Weirdly, it did. Maybe it was in combo with the oysters yesterday, or the accumulative result of back-to-back aphrodisiacs, but I felt hornier than a porcupine on heat. I also broke out in acne. Basically: I transformed into a 14-year-old boy. Nice.

Horny level: 8.5

Day 5: Damiana

A rolled cigarette of damiana, a supposed aphrodisiac

After putting so many things in my mouth ;) I decided to go for a different approach for the fifth day: Damiana – an ancient, smokable herb. We actually have a lot of damiana lying around the house because it looks and smells like weed, but crucially is not weed, and therefore means you smoke less weed.

It’s also – only anecdotally – a powerful aphrodisiac and works by increasing circulation and making the sex organs (sorry for saying “sex organs”) more sensitive.
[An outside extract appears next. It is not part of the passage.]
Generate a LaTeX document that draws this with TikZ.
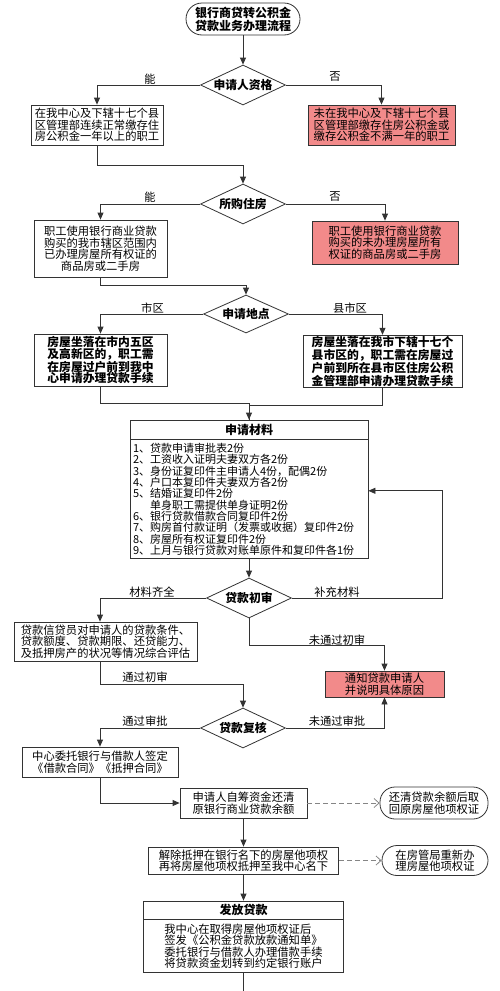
\documentclass[tikz,border=0pt]{standalone}
\usepackage{fontspec}
\setmainfont{Noto Sans CJK SC}
\usepackage{xcolor}
\definecolor{hfred}{HTML}{F28A8A}
\definecolor{hfline}{HTML}{333333}
\definecolor{hfdash}{HTML}{858585}
\usetikzlibrary{arrows.meta,positioning,shapes.geometric}

\begin{document}
\begin{tikzpicture}[x=1pt,y=-1pt,
  font=\fontsize{11.3}{11.5}\selectfont,
  bx/.style={draw=hfline,line width=0.8pt,fill=white,inner xsep=2pt,inner ysep=1.5pt,align=center},
  rbx/.style={bx,fill=hfred},
  bf/.style={font=\fontsize{11.8}{11.5}\selectfont\bfseries},
  hd/.style={draw=hfline,line width=0.8pt,fill=white,inner sep=1.5pt,font=\fontsize{12}{13}\selectfont\bfseries},
  tt/.style={draw=hfline,line width=0.8pt,rounded corners=16pt,align=center,minimum width=114pt,minimum height=32pt,font=\fontsize{12}{13}\selectfont\bfseries},
  el/.style={draw=hfline,line width=0.8pt,rounded corners=15pt,align=center,inner sep=1.5pt},
  dm/.style={diamond,draw=hfline,line width=0.8pt,fill=white,aspect=2.1,inner sep=0pt,minimum width=85pt,minimum height=40pt,font=\fontsize{11.8}{13}\selectfont\bfseries},
  lb/.style={inner sep=1pt},
  fl/.style={-{Triangle[length=7pt,width=6pt]},hfline,line width=0.8pt},
  dl/.style={-{Straight Barb[length=5pt,width=9pt]},hfdash,line width=0.8pt,dash pattern=on 5pt off 3pt}]
\useasboundingbox (0,0) rectangle (500,991);
\node[tt] (t) at (243,19) {银行商贷转公积金\\贷款业务办理流程};
\node[dm] (d1) at (243,85) {申请人资格};
\node[bx,minimum width=132pt,minimum height=40pt] (b1) at (97,125) {在我中心及下辖十七个县\\区管理部连续正常缴存住\\房公积金一年以上的职工};
\node[rbx,minimum width=147pt,minimum height=40pt] (r1) at (381.5,125) {未在我中心及下辖十七个县\\区管理部缴存住房公积金或\\缴存公积金不满一年的职工};
\node[dm] (d2) at (243,204) {所购住房};
\node[bx,minimum width=133pt,minimum height=57pt] (b2) at (100.5,248.5) {职工使用银行商业贷款\\购买的我市辖区范围内\\已办理房屋所有权证的\\商品房或二手房};
\node[rbx,minimum width=146pt,minimum height=43pt] (r2) at (385,242.5) {职工使用银行商业贷款\\购买的未办理房屋所有\\权证的商品房或二手房};
\node[dm,minimum height=38pt] (d3) at (246,314) {申请地点};
\node[bx,bf,minimum width=133pt,minimum height=52pt] (b3) at (100.5,360) {房屋坐落在市内五区\\及高新区的，职工需\\在房屋过户前到我中\\心申请办理贷款手续};
\node[bx,bf,minimum width=159pt,minimum height=49pt] (r3) at (382.5,361.5) {房屋坐落在我市下辖十七个\\县市区的，职工需在房屋过\\户前到所在县市区住房公积\\金管理部申请办理贷款手续};
\node[hd,minimum width=238pt,minimum height=19pt] (b4t) at (249,429.5) {申请材料\hspace{30pt}};
\node[bx,below=0pt of b4t,minimum width=238pt,minimum height=119pt,text width=232pt,inner xsep=3pt,align=left,font=\fontsize{11}{11.3}\selectfont] (b4) {1、贷款申请审批表2份\\2、工资收入证明夫妻双方各2份\\3、身份证复印件主申请人4份，配偶2份\\4、户口本复印件夫妻双方各2份\\5、结婚证复印件2份\\\phantom{5、}单身职工需提供单身证明2份\\6、银行贷款借款合同复印件2份\\7、购房首付款证明（发票或收据）复印件2份\\8、房屋所有权证复印件2份\\9、上月与银行贷款对账单原件和复印件各1份};
\node[dm] (d5) at (249,598) {贷款初审};
\node[bx,minimum width=183pt,minimum height=39pt] (b5) at (105.5,641.5) {贷款信贷员对申请人的贷款条件、\\贷款额度、贷款期限、还贷能力、\\及抵押房产的状况等情况综合评估};
\node[rbx,minimum width=119pt,minimum height=26pt] (r6) at (384.5,684) {通知贷款申请人\\并说明具体原因};
\node[dm] (d6) at (243,728) {贷款复核};
\node[bx,minimum width=156pt,minimum height=30pt] (b7) at (100,762) {中心委托银行与借款人签定\\《借款合同》《抵押合同》};
\node[bx,minimum width=127pt,minimum height=30pt] (b8) at (243.5,803) {申请人自筹资金还清\\原银行商业贷款余额};
\node[el,minimum width=108pt,minimum height=32pt] (e8) at (434,803) {还清贷款余额后取\\回原房屋他项权证};
\node[bx,minimum width=190pt,minimum height=27pt] (b9) at (243.5,860.5) {解除抵押在银行名下的房屋他项权\\再将房屋他项权抵押至我中心名下};
\node[el,minimum width=106pt,minimum height=30pt] (e9) at (435,860.5) {在房管局重新办\\理房屋他项权证};
\node[hd,minimum width=200pt,minimum height=18pt] (b10t) at (243.5,910) {发放贷款};
\node[bx,below=0pt of b10t,minimum width=200pt,minimum height=53pt,align=left] (b10) {我中心在取得房屋他项权证后\\签发《公积金贷款放款通知单》\\委托银行与借款人办理借款手续\\将贷款资金划转到约定银行账户};
\coordinate (fb) at (442,598);
\coordinate (end) at (243.5,991);
\node[lb] (l1) at (150,79) {能};
\node[lb] (l2) at (335,77) {否};
\node[lb] (l3) at (150,197) {能};
\node[lb] (l4) at (335,197) {否};
\node[lb] (l5) at (152.5,308) {市区};
\node[lb] (l6) at (350,308) {县市区};
\node[lb] (l7) at (152,592) {材料齐全};
\node[lb] (l8) at (337,592) {补充材料};
\node[lb] (l9) at (337,640) {未通过初审};
\node[lb] (l10) at (145,677) {通过初审};
\node[lb] (l11) at (145,721) {通过审批};
\node[lb] (l12) at (337,721) {未通过审批};
\draw[fl] (t) -- (d1);
\draw[fl] (d1.west) -| (b1.north); \draw[fl] (d1.east) -| (r1.north);
\draw[fl] (b1.south) -- ++(0,20) -| (d2.north);
\draw[fl] (d2.west) -| (b2.north); \draw[fl] (d2.east) -| (r2.north);
\draw[fl] (b2.south) -- ++(0,8) -| (d3.north);
\draw[fl] (d3.west) -| (b3.north); \draw[fl] (d3.east) -| (r3.north);
\draw[fl] (b3.south) -- ++(0,17) -| (b4t.north);
\draw[hfline,line width=0.8pt] (r3.south) -- ++(0,17) -| (b4t.north);
\draw[fl] (b4.south) -- (d5.north);
\draw[fl] (d5.east) -- (fb) |- ([yshift=8.5pt]b4.east);
\draw[fl] (d5.west) -| ([xshift=-5.5pt]b5.north);
\draw[fl] (d5.south) -- ++(0,27) -| (r6.north);
\draw[fl] ([xshift=-5.5pt]b5.south) -- ++(0,23) -| (d6.north);
\draw[fl] (d6.west) -| (b7.north); \draw[fl] (d6.east) -| (r6.south);
\draw[fl] (b7.south) |- (b8.west);
\draw[dl] (b8.east) -- (e8.west);
\draw[fl] (b8.south) -- (b9.north);
\draw[dl] (b9.east) -- (e9.west);
\draw[fl] (b9.south) -- (b10t.north);
\draw[hfline,line width=0.8pt] (b10.south) -- (end);
\end{tikzpicture}
\end{document}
After having a few puffs and stirring some into my tea, I thought I’d be climbing the walls.

Not so much. This stuff made me feel so chill and dazed that I drifted into a deep slumber and had extremely visual, fucked-up dreams. Not even sex dreams – just nightmares about being buried under a pile of old metallic junk. I woke up feeling anxious and strange and… not horny.

Horny level: 6

Despite a few bumps in the road, I do think Aphrodisiac Week was hornier than other weeks. I’m no scientist, but I think if you keep asking yourself “Am I horny? Am I horny?”, you will eventually become extra horny by sheer force of will. Constantly thinking about sex is going to make you more aware of sex which is going to make you want more sex. And I definitely did.

That said, I’m not about to flog these foods to people with dead libidos or erectile dysfunction. For any of these to “do their magic”, I’d imagine you’d need to consume them over a longer period of time in far higher quantities – and even then, I’m skeptical. There are endless reasons that people might have a low sex drive, so there’s never going to be one cure-for-all.

But they did all taste and feel good. And I will be gorging on figs and oysters… and everything else, regardless. Bon appetit!